06-29-2011, 01:12 AM
(06-28-2011, 10:19 PM)--Pete Wrote: I don't understand where this is coming from. The spiral I was speaking of is:
- Not enough demand for a product at a given price. Cannot drop price because it is already at break even -- product sells for the cost of the materials and energy needed to make it.
- Production is cut back to reduce existing surpluses. However, there are fixed costs (taxes and insurance on the manufacturing facilities, etc.) that now have to be spread over a smaller number of items. Since the item was at break even, either the price goes up or the loss kills the company.
- Increased price puts the product out of reach of even more people, thus further lowering the demand, thus starting another cycle.
This would involve a peculiar circumstance where we invested an enormous amount in very inflexible industries with huge economies of scale, where profit margins were tiny. These industries would have to be a huge slice of the economy - maybe almost all of it. All entrepreneurs across all sectors would have to be figuring "Okay, we can make money out of this, but only barely, and only if the production run is huge. We can't recoup our money, so this better work out!" I just don't see it as being very likely to happen. Maybe in a couple sectors, over-exuberance leads to malinvestment in high-capital tech, but even in a sci-fi world, surely production is more flexible than this, and can scale back without breaking the spine of the economy, leaving us spiralling down into the stone age?
Quote:And what would that be? Punctuation poems? Covers of 4'33"?
We pay people for stupider things. And, if we had overwhelming resources to waste doing so, why the heck not? What would be stopping us from our John Cage festivals, if we could produce a million flying cars with the press of a button at mind-boggling speed and efficiency?
Quote:Really?
Yes, really.

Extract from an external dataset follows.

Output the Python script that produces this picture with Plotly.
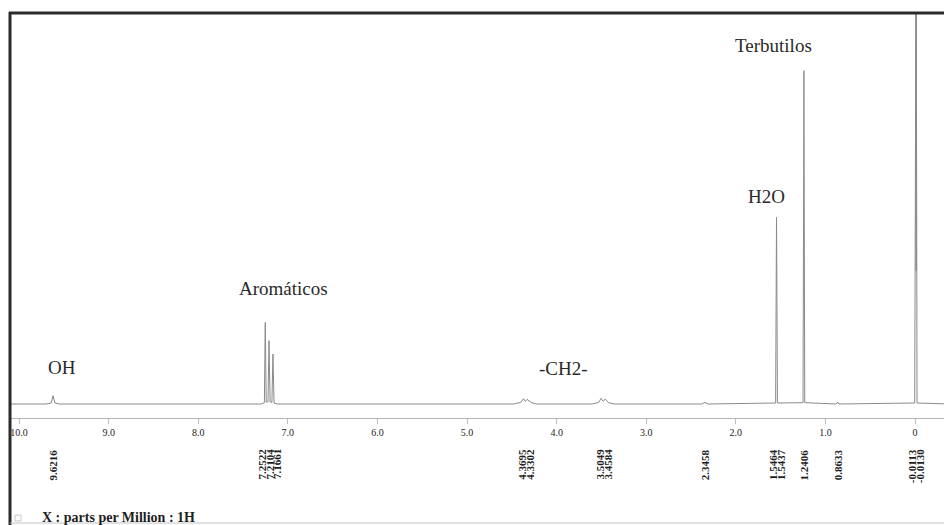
import plotly.graph_objects as go

# ---------------- data ----------------
# spectrum polyline: chemical shift (ppm) and relative intensity (Terbutilos = 100)
spectrum_ppm = [10.09, 9.70, 9.64, 9.6216, 9.60, 9.55,
                7.30, 7.262, 7.2522, 7.242, 7.222, 7.2104, 7.198, 7.178, 7.1661, 7.154, 7.12,
                4.48, 4.40, 4.3695, 4.35, 4.3302, 4.28, 4.22,
                3.60, 3.53, 3.5049, 3.48, 3.4584, 3.42, 3.36,
                2.38, 2.3458, 2.31,
                1.556, 1.5464, 1.545, 1.5437, 1.536,
                1.250, 1.2406, 1.231,
                0.88, 0.8633, 0.85,
                0.004, -0.0113, -0.0122, -0.0130, -0.022, -0.39]
spectrum_int = [0.0, 0.0, 0.3, 2.5, 0.3, 0.0,
                0.0, 0.4, 24.5, 0.6, 0.6, 19.0, 0.6, 0.5, 15.0, 0.3, 0.0,
                0.0, 0.5, 1.6, 0.8, 1.4, 0.4, 0.0,
                0.0, 0.5, 1.7, 0.8, 1.5, 0.4, 0.0,
                0.0, 0.5, 0.0,
                0.3, 56.0, 20.0, 45.0, 0.3,
                0.4, 100.0, 0.4,
                0.0, 0.6, 0.0,
                0.3, 135.0, 40.0, 135.0, 0.3, 0.0]

tick_vals = [10, 9, 8, 7, 6, 5, 4, 3, 2, 1, 0]
tick_text = ["10.0", "9.0", "8.0", "7.0", "6.0", "5.0", "4.0", "3.0", "2.0", "1.0", "0"]

# peak-picking labels, grouped by cluster
peak_groups = [
    ["9.6216"],
    ["7.2522", "7.2104", "7.1661"],
    ["4.3695", "4.3302"],
    ["3.5049", "3.4584"],
    ["2.3458"],
    ["1.5464", "1.5437"],
    ["1.2406"],
    ["0.8633"],
    ["-0.0113", "-0.0130"],
]

group_labels = ["OH", "Aromáticos", "-CH2-", "H2O", "Terbutilos"]
axis_title = "X : parts per Million : 1H"

# ---------------- layout helpers ----------------
# the page body adds an 8 px margin, so the figure is drawn 8 px smaller and
# reference pixel positions are shifted by that offset
OFF = 8
W, H = 952 - OFF, 525 - OFF


def px(xp):
    return (xp - OFF) / W


def py(yp):
    return (H - (yp - OFF)) / H


fig = go.Figure()
fig.add_trace(go.Scatter(
    x=spectrum_ppm, y=spectrum_int, mode="lines",
    line=dict(color="#8a8a8a", width=1),
    hoverinfo="skip", showlegend=False,
))

serif = "Liberation Serif, DejaVu Serif, serif"
label_font = dict(family=serif, size=19, color="#2a2a2a")
group_pos = [(62, 367), (283, 288), (563, 369), (766, 196), (773, 45)]
annotations = []
for txt, (gx, gy) in zip(group_labels, group_pos):
    annotations.append(dict(text=txt, x=px(gx), y=py(gy), xref="paper", yref="paper",
                            showarrow=False, xanchor="center", yanchor="middle", font=label_font))

pk_font = dict(family=serif, size=11, color="#1e1e1e")
for grp in peak_groups:
    vals = [float(v) for v in grp]
    center = sum(vals) / len(vals)
    n = len(grp)
    for i, t in enumerate(grp):
        annotations.append(dict(text="<b>%s</b>" % t, x=center, y=py(447), xref="x", yref="paper",
                                showarrow=False, textangle=-90, xanchor="center", yanchor="top",
                                xshift=(i - (n - 1) / 2) * 8, font=pk_font))

annotations.append(dict(text="<b>%s</b>" % axis_title, x=px(40), y=py(517), xref="paper", yref="paper",
                        showarrow=False, xanchor="left", yanchor="middle",
                        font=dict(family=serif, size=14, color="#1e1e1e")))

shapes = [
    # thick left and top frame lines of the scanned page
    dict(type="line", xref="paper", yref="paper", x0=px(10), x1=px(10), y0=py(12), y1=py(525),
         line=dict(color="#2b2b2b", width=3)),
    dict(type="line", xref="paper", yref="paper", x0=px(9), x1=px(952), y0=py(13), y1=py(13),
         line=dict(color="#2b2b2b", width=3)),
    dict(type="line", xref="paper", yref="paper", x0=px(10), x1=px(952), y0=py(523), y1=py(523),
         line=dict(color="#c4c4c4", width=1)),
    # small box glyph at the lower left
    dict(type="rect", xref="paper", yref="paper", x0=px(15), x1=px(21), y0=py(521), y1=py(515),
         line=dict(color="#c8c8c8", width=1)),
]

fig.update_layout(
    width=W, height=H,
    margin=dict(l=0, r=0, t=0, b=0),
    paper_bgcolor="white", plot_bgcolor="white",
    showlegend=False,
    annotations=annotations,
    shapes=shapes,
    xaxis=dict(
        domain=[px(11), px(950)],
        range=[10.09, -0.39],
        tickvals=tick_vals, ticktext=tick_text,
        tickfont=dict(family=serif, size=10, color="#222222"),
        ticks="outside", ticklen=5, tickcolor="#c0c0c0", tickwidth=1,
        showline=True, linecolor="#b5b5b5", linewidth=1,
        showgrid=False, zeroline=False,
        tickprefix="<b>", ticksuffix="</b>",
        ticklabeloverflow="allow",
    ),
    yaxis=dict(
        domain=[py(418), py(14)],
        range=[-4.2, 117],
        visible=False, showgrid=False, zeroline=False,
    ),
)

fig.write_html("out.html")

We do what other people are willing to pay us to do. When people are phenomenally wealthy, they will pay to have people do all sorts of banal things.
Quote: It is very different. Right now we have a heterogeneous system. It's like a box of gas that is warm in some spots and cold in others. There is heat flow, but the heat flow is a transient phenomenon. Eventually, it will be homogeneous, and the heat flow will end.
I think this metaphor is getting a touch obscure for my understanding. Surely you are not suggesting a world in which the production of everything requires homogeneous inputs and processes, for both goods and services, to the point where there is no division of labour at all? Or where the poorest are capable of doing nothing to earn some meager pennies, even if every penny they earn can buy a fleet of flying cars, because we can make those a million at a time with the press of a button?
Quote:The thing is, solutions requiring eons and galaxies are not too practical for the problems of an entity that lives decades and occupies about 25% of one planet.
Surely your science fiction dystopian scenario is not meant to apply to the here and now, where the economy looks very little like this? Unless they extend my lifespan, surely I will not live to see robots outperform humans at all non-idiotic production and services except the super-elite creative jobs.